Mehmet Akif’e ve Safahat’a dair çok sayıda kitap neşriyatı, yüksek lisans veya doktora çalışması var. Ama Safahat Şairi’ni açıp üstünkörü incelediğimizde bile, aslında bu alanda daha yapılmamış çok çalışmanın, söylenmemiş çok sözün olduğunu fark ediyoruz. Sizce Safahat’ı bu kadar güçlü yapan nedir?

 

Öncelikle sorunuzun ön hazırlığı olan Mehmet Âkif ve Safahat çalışmaları konusuna değinmek istiyorum. Mehmet Âkif ile ilgili çok sayıda çalışma olmasına rağmen bazı konuların hâlâ aydınlatılamadığını söyleyebiliriz. Sözgelimi arşiv kaynaklarına matuf birkaç Mehmet Âkif çalışması daha geçtiğimiz yıllarda yayınlandı. Âkif’in Mısır yıllarına ilişkin karanlık noktalar çok fazla. Mehmet Âkif’le ilgili söylenmesi gereken esas konular genellikle öteleniyor. Bununla birlikte Âkif’e ve şiirine ilişkin kuramsal çalışmalar yok denecek kadar az.
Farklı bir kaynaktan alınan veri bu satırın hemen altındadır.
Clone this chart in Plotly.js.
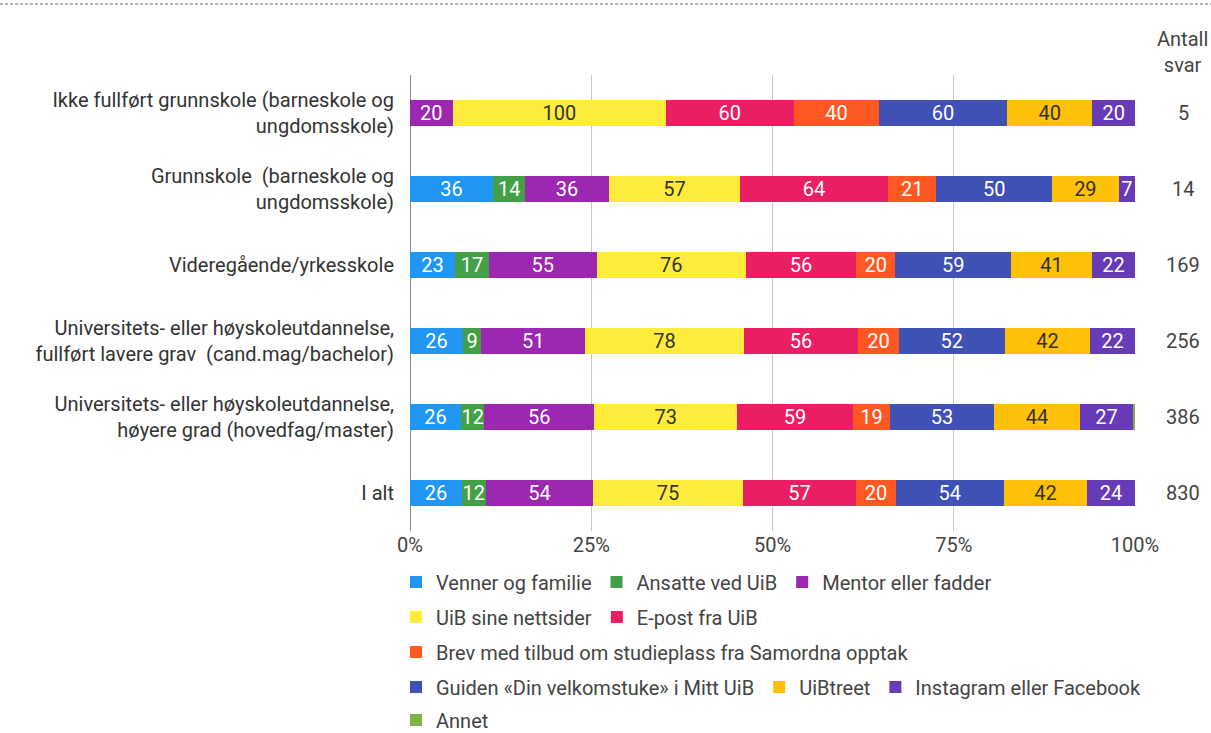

Bu anlamda sempozyumlardan ziyade çalıştaylar gerçekleştirilmeli. Çağrılı konuşmacılarla çok daha sistematik ve planlı araştırmalar yapılmalı. Eksikler tamamlanmalı. Almanların Goethe’ye, İngilizlerin Shakespeare’e ilişkin kuruma dönüşmüş araştırmaları ve çalışmaları bana çok manidar gelir. Birkaç yıl önce bir çalıştayda ilgili kurumlara böyle bir öneride bulunmuştum. Maalesef şu an için bir gelişme söz konusu değil. Söz gelimi her yıl Mehmet Âkif ve Safahat temelli bir tema belirlenip o alanda şiir, hikâye, roman, kısa film vs. yarışmaları düzenlenebilir. Bu yarışmalarda Safahat’ın bölümlerinin, Asım’ın ya da Seyfi Baba’nın, “pastiş” ya da “allusion” gibi yeniden yazım teknikleriyle kurgulanması veya senaryolaştırılması teşvik edilebilir. Yeniden yazım konusu yanlış anlaşılıyor ama aslında büyük düşünür ve yazarların en iyi yâd biçimi budur. Yeniden yazımlar büyük yazarların yüceliğinden bir şey götürmez bilakis onların büyüklüğüne büyüklük katar ve mirasını zenginleştirir.

 

Bir yürek adamı olan Âkif’in ömrü, yaşadığı toplum için çile çeken bir ömürdür. Çekilen bu çile, Safahat’a tüm doğallığıyla yansır. Vefatının üzerinden yaklaşık yüz yıl geçmesine rağmen Âkif'in şiirinin, işlediği temaların ve söylediklerinin bugünü oldukça ilgilendirdiği ifade edilebilir. Âkif’in, şiirini yaşananlardan ve yaşadıklarından kurmasının, Safahat’ın bugün hâlâ bu kadar okunmasında büyük bir etkisi vardır. Safahat’ı incelediğimizde Safahat’ta her kesimden insanın yer aldığını söylemek mümkündür. Burada anlatılmak istenen, hayatın her kesiminden insanın yer aldığı Safahat’ın, söyleyeceği çok fazla sözün olduğudur. Âkif, Safahat ile toplumun müşterek dilini yakalamıştır. Dolayısıyla Âkif, müşterek bir dildir, hissediştir, duyuştur. Safahat’ı bu denli güçlü yapan unsurlar, belirttiğimiz hususlardır.

 

Eklemek istediğiniz bir husus var mı?

 

Mehmet Âkif ile ilgili bu tarz çalışmaların devam etmesi ve dahası yeniden yazımların başlamasını, artarak çoğalmasını ümit ediyorum. Teşekkür ediyorum.